TASK BRIEF =>
Word for word, give the material below again, minus any images.

RECORDED INFORMATION =>
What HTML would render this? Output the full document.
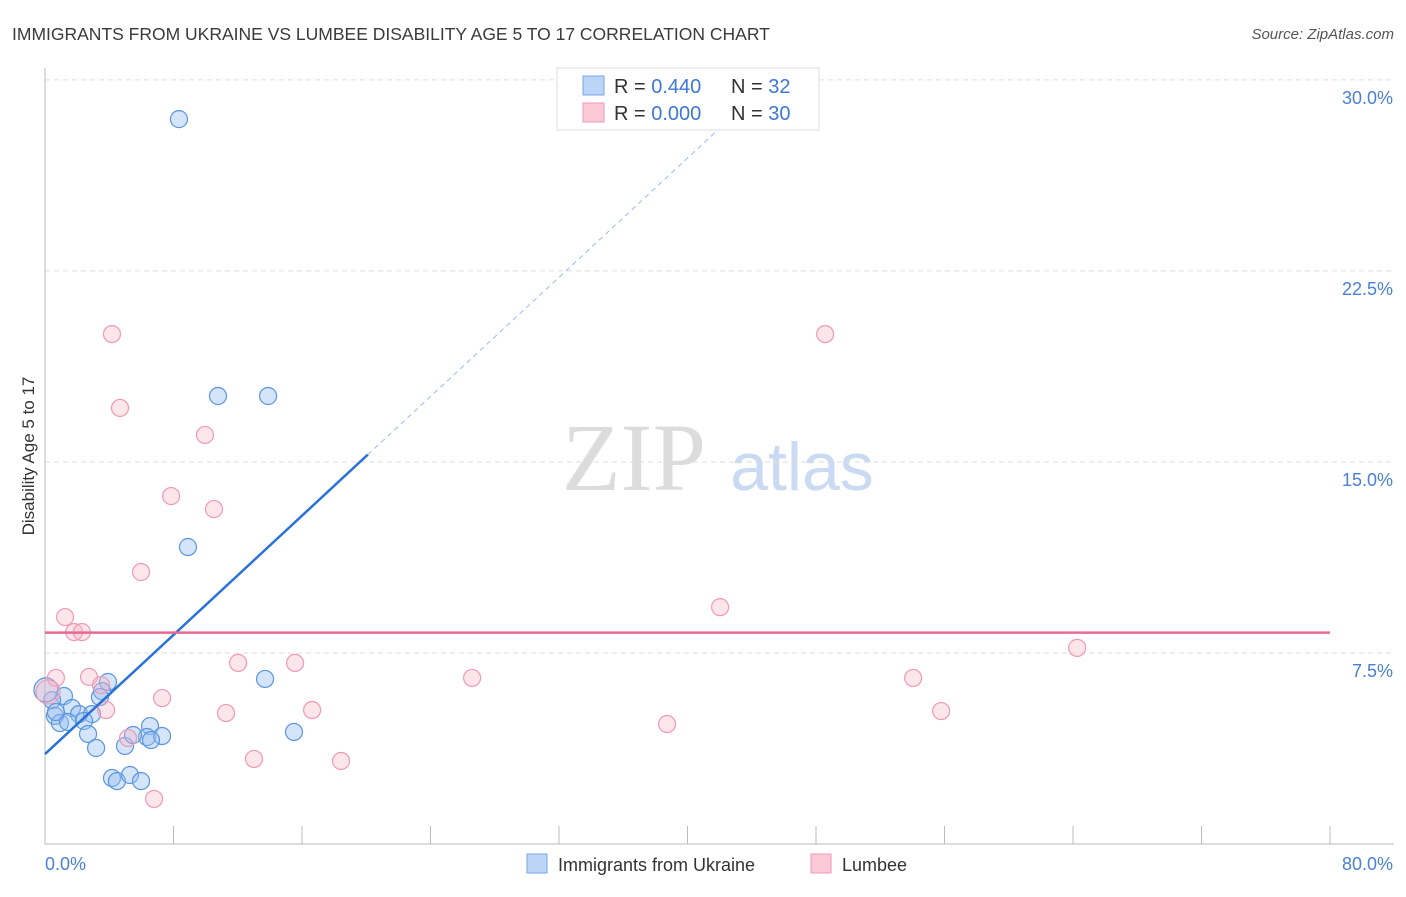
<!DOCTYPE html>
<html><head><meta charset="utf-8"><style>
body{margin:0;background:#fff;font-family:"Liberation Sans",sans-serif}
svg text{font-family:"Liberation Sans",sans-serif}
</style></head><body>
<svg width="1406" height="892" xmlns="http://www.w3.org/2000/svg">
<text x="12" y="40" font-size="17.5" fill="#3a3a3a">IMMIGRANTS FROM UKRAINE VS LUMBEE DISABILITY AGE 5 TO 17 CORRELATION CHART</text>
<text x="1394" y="39" font-size="15" fill="#555" text-anchor="end" font-style="italic">Source: ZipAtlas.com</text>
<text x="634" y="490" font-size="96" fill="#dcdcdc" text-anchor="middle" font-family="Liberation Serif" style="font-family:'Liberation Serif',serif">ZIP</text>
<text x="802" y="490" font-size="68" fill="#c9daf2" text-anchor="middle">atlas</text>
<g id="grid"></g>
<g id="axes"></g>
<g id="marks"></g>
<text transform="translate(34,456) rotate(-90)" font-size="17" fill="#333" text-anchor="middle">Disability Age 5 to 17</text>
<g>
<rect x="557" y="68" width="262" height="62" fill="#fff" stroke="#ddd"/>
<rect x="583" y="76" width="21" height="19" fill="#bcd5f7" stroke="#7aa6e8"/>
<rect x="583" y="103" width="21" height="19" fill="#fbc9d8" stroke="#ef9ab5"/>
<text x="614" y="93" font-size="20" fill="#333">R = <tspan fill="#3d78d8">0.440</tspan></text>
<text x="731" y="93" font-size="20" fill="#333">N = <tspan fill="#3d78d8">32</tspan></text>
<text x="614" y="120" font-size="20" fill="#333">R = <tspan fill="#3d78d8">0.000</tspan></text>
<text x="731" y="120" font-size="20" fill="#333">N = <tspan fill="#3d78d8">30</tspan></text>
</g>
<g>
<rect x="527" y="854" width="20" height="19" fill="#bcd5f7" stroke="#7aa6e8"/>
<text x="558" y="871" font-size="18" fill="#333">Immigrants from Ukraine</text>
<rect x="811" y="854" width="20" height="19" fill="#fbc9d8" stroke="#ef9ab5"/>
<text x="842" y="871" font-size="18" fill="#333">Lumbee</text>
</g>
</svg>
<script>
const yTicks=[7.5,15,22.5,30];
const yTickLabels=["7.5%","15.0%","22.5%","30.0%"];
const xTicks=[0,8,16,24,32,40,48,56,64,72,80];
const xEndLabels=["0.0%","80.0%"];
const ukraineX=[8.34,10.77,13.89,8.9,13.7,15.5,3.92,3.55,1.18,0.44,3.42,1.68,2.12,2.93,0.62,0.93,1.43,2.43,2.68,3.18,6.54,6.35,7.29,6.6,4.98,5.48,4.17,4.48,5.29,5.98,0.06,0.68];
const ukraineY=[28.46,17.59,17.59,11.66,6.48,4.40,6.36,6.0,5.81,5.65,5.77,5.34,5.1,5.1,5.03,4.75,4.79,4.83,4.32,3.77,4.63,4.2,4.24,4.08,3.85,4.28,2.59,2.47,2.71,2.47,6.05,5.18];
const lumbeeX=[4.17,48.57,4.67,9.96,7.85,10.52,5.98,1.25,1.81,2.3,42.03,64.26,0.68,2.74,3.49,12.02,15.57,7.29,3.8,11.27,16.63,26.59,54.05,55.79,38.73,5.17,13.01,18.43,6.79,0.19];
const lumbeeY=[20.02,20.02,17.12,16.06,13.66,13.15,10.68,8.91,8.32,8.32,9.3,7.7,6.52,6.56,6.24,7.11,7.11,5.73,5.26,5.14,5.26,6.52,6.52,5.22,4.71,4.16,3.34,3.26,1.77,5.97];
const ukraineTrend=[3.53,0.585];
const lumbeeTrend=[8.3];
const NS="http://www.w3.org/2000/svg";
const X=v=>45+v*16.0625, Y=v=>844-v*25.47;
function mk(tag,attrs,parent){const e=document.createElementNS(NS,tag);for(const k in attrs)e.setAttribute(k,attrs[k]);document.getElementById(parent).appendChild(e);return e;}
yTicks.forEach((t,i)=>{
 const l=mk('line',{x1:45,x2:1394,y1:Y(t),y2:Y(t),stroke:'#ddd','stroke-dasharray':'5,4'},'grid');
 
 
 const tx=mk('text',{x:1393,y:Y(t)+24,'font-size':18,fill:'#4a80d6','text-anchor':'end'},'grid');tx.textContent=yTickLabels[i];
 
 
});
const ax=mk('line',{x1:45,x2:1394,y1:844,y2:844,stroke:'#bbb'},'axes');


const ay=mk('line',{x1:45,x2:45,y1:68,y2:844,stroke:'#bbb'},'axes');


xTicks.forEach((t,i)=>{if(i===0)return;
 const l=mk('line',{x1:X(t),x2:X(t),y1:826,y2:844,stroke:'#bbb'},'axes');
 
 
});
const xl0=mk('text',{x:45,y:870,'font-size':18,fill:'#4a80d6'},'axes');xl0.textContent=xEndLabels[0];


const xl1=mk('text',{x:1393,y:870,'font-size':18,fill:'#4a80d6','text-anchor':'end'},'axes');xl1.textContent=xEndLabels[1];


ukraineX.forEach((x,i)=>{const r=i===30?12:8.5;
 const c=mk('circle',{cx:X(x),cy:Y(ukraineY[i]),r:r,fill:'rgba(150,190,240,0.4)',stroke:'#5a95e0','stroke-width':1.2},'marks');
 
 
});
lumbeeX.forEach((x,i)=>{const r=i===29?12:8.5;
 const c=mk('circle',{cx:X(x),cy:Y(lumbeeY[i]),r:r,fill:'rgba(248,180,200,0.35)',stroke:'#ee9ab4','stroke-width':1.2},'marks');
 
 
});
const f=x=>ukraineTrend[0]+ukraineTrend[1]*x;
const t1=mk('line',{x1:X(0),y1:Y(f(0)),x2:X(20.1),y2:Y(f(20.1)),stroke:'#2a72d8','stroke-width':2.5},'marks');


const t2=mk('line',{x1:X(20.1),y1:Y(f(20.1)),x2:X(43.3),y2:Y(f(43.3)),stroke:'#9bbbe8','stroke-width':1,'stroke-dasharray':'5,4'},'marks');


const t3=mk('line',{x1:X(0),y1:Y(lumbeeTrend[0]),x2:X(80),y2:Y(lumbeeTrend[0]),stroke:'#e86a94','stroke-width':2.5},'marks');


</script>
</body></html>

FULL SOLUTION =>
What HTML would render this? Output the full document.
<!DOCTYPE html>
<html><head><meta charset="utf-8"><style>
body{margin:0;background:#fff;font-family:"Liberation Sans",sans-serif}
svg text{font-family:"Liberation Sans",sans-serif}
</style></head><body>
<svg width="1406" height="892" xmlns="http://www.w3.org/2000/svg">
<text x="12" y="40" font-size="17.5" fill="#3a3a3a">IMMIGRANTS FROM UKRAINE VS LUMBEE DISABILITY AGE 5 TO 17 CORRELATION CHART</text>
<text x="1394" y="39" font-size="15" fill="#555" text-anchor="end" font-style="italic">Source: ZipAtlas.com</text>
<text x="634" y="490" font-size="96" fill="#dcdcdc" text-anchor="middle" font-family="Liberation Serif" style="font-family:'Liberation Serif',serif">ZIP</text>
<text x="802" y="490" font-size="68" fill="#c9daf2" text-anchor="middle">atlas</text>
<g id="grid"></g>
<g id="axes"></g>
<g id="marks"></g>
<text transform="translate(34,456) rotate(-90)" font-size="17" fill="#333" text-anchor="middle">Disability Age 5 to 17</text>
<g>
<rect x="557" y="68" width="262" height="62" fill="#fff" stroke="#ddd"/>
<rect x="583" y="76" width="21" height="19" fill="#bcd5f7" stroke="#7aa6e8"/>
<rect x="583" y="103" width="21" height="19" fill="#fbc9d8" stroke="#ef9ab5"/>
<text x="614" y="93" font-size="20" fill="#333">R = <tspan fill="#3d78d8">0.440</tspan></text>
<text x="731" y="93" font-size="20" fill="#333">N = <tspan fill="#3d78d8">32</tspan></text>
<text x="614" y="120" font-size="20" fill="#333">R = <tspan fill="#3d78d8">0.000</tspan></text>
<text x="731" y="120" font-size="20" fill="#333">N = <tspan fill="#3d78d8">30</tspan></text>
</g>
<g>
<rect x="527" y="854" width="20" height="19" fill="#bcd5f7" stroke="#7aa6e8"/>
<text x="558" y="871" font-size="18" fill="#333">Immigrants from Ukraine</text>
<rect x="811" y="854" width="20" height="19" fill="#fbc9d8" stroke="#ef9ab5"/>
<text x="842" y="871" font-size="18" fill="#333">Lumbee</text>
</g>
</svg>
<script>
const yTicks=[7.5,15,22.5,30];
const yTickLabels=["7.5%","15.0%","22.5%","30.0%"];
const xTicks=[0,8,16,24,32,40,48,56,64,72,80];
const xEndLabels=["0.0%","80.0%"];
const ukraineX=[8.34,10.77,13.89,8.9,13.7,15.5,3.92,3.55,1.18,0.44,3.42,1.68,2.12,2.93,0.62,0.93,1.43,2.43,2.68,3.18,6.54,6.35,7.29,6.6,4.98,5.48,4.17,4.48,5.29,5.98,0.06,0.68];
const ukraineY=[28.46,17.59,17.59,11.66,6.48,4.40,6.36,6.0,5.81,5.65,5.77,5.34,5.1,5.1,5.03,4.75,4.79,4.83,4.32,3.77,4.63,4.2,4.24,4.08,3.85,4.28,2.59,2.47,2.71,2.47,6.05,5.18];
const lumbeeX=[4.17,48.57,4.67,9.96,7.85,10.52,5.98,1.25,1.81,2.3,42.03,64.26,0.68,2.74,3.49,12.02,15.57,7.29,3.8,11.27,16.63,26.59,54.05,55.79,38.73,5.17,13.01,18.43,6.79,0.19];
const lumbeeY=[20.02,20.02,17.12,16.06,13.66,13.15,10.68,8.91,8.32,8.32,9.3,7.7,6.52,6.56,6.24,7.11,7.11,5.73,5.26,5.14,5.26,6.52,6.52,5.22,4.71,4.16,3.34,3.26,1.77,5.97];
const ukraineTrend=[3.53,0.585];
const lumbeeTrend=[8.3];
const NS="http://www.w3.org/2000/svg";
const X=v=>45+v*16.0625, Y=v=>844-v*25.47;
function mk(tag,attrs,parent){const e=document.createElementNS(NS,tag);for(const k in attrs)e.setAttribute(k,attrs[k]);document.getElementById(parent).appendChild(e);return e;}
yTicks.forEach((t,i)=>{
 const l=mk('line',{x1:45,x2:1394,y1:Y(t),y2:Y(t),stroke:'#ddd','stroke-dasharray':'5,4'},'grid');
 
 
 const tx=mk('text',{x:1393,y:Y(t)+24,'font-size':18,fill:'#4a80d6','text-anchor':'end'},'grid');tx.textContent=yTickLabels[i];
 
 
});
const ax=mk('line',{x1:45,x2:1394,y1:844,y2:844,stroke:'#bbb'},'axes');


const ay=mk('line',{x1:45,x2:45,y1:68,y2:844,stroke:'#bbb'},'axes');


xTicks.forEach((t,i)=>{if(i===0)return;
 const l=mk('line',{x1:X(t),x2:X(t),y1:826,y2:844,stroke:'#bbb'},'axes');
 
 
});
const xl0=mk('text',{x:45,y:870,'font-size':18,fill:'#4a80d6'},'axes');xl0.textContent=xEndLabels[0];


const xl1=mk('text',{x:1393,y:870,'font-size':18,fill:'#4a80d6','text-anchor':'end'},'axes');xl1.textContent=xEndLabels[1];


ukraineX.forEach((x,i)=>{const r=i===30?12:8.5;
 const c=mk('circle',{cx:X(x),cy:Y(ukraineY[i]),r:r,fill:'rgba(150,190,240,0.4)',stroke:'#5a95e0','stroke-width':1.2},'marks');
 
 
});
lumbeeX.forEach((x,i)=>{const r=i===29?12:8.5;
 const c=mk('circle',{cx:X(x),cy:Y(lumbeeY[i]),r:r,fill:'rgba(248,180,200,0.35)',stroke:'#ee9ab4','stroke-width':1.2},'marks');
 
 
});
const f=x=>ukraineTrend[0]+ukraineTrend[1]*x;
const t1=mk('line',{x1:X(0),y1:Y(f(0)),x2:X(20.1),y2:Y(f(20.1)),stroke:'#2a72d8','stroke-width':2.5},'marks');


const t2=mk('line',{x1:X(20.1),y1:Y(f(20.1)),x2:X(43.3),y2:Y(f(43.3)),stroke:'#9bbbe8','stroke-width':1,'stroke-dasharray':'5,4'},'marks');


const t3=mk('line',{x1:X(0),y1:Y(lumbeeTrend[0]),x2:X(80),y2:Y(lumbeeTrend[0]),stroke:'#e86a94','stroke-width':2.5},'marks');


</script>
</body></html>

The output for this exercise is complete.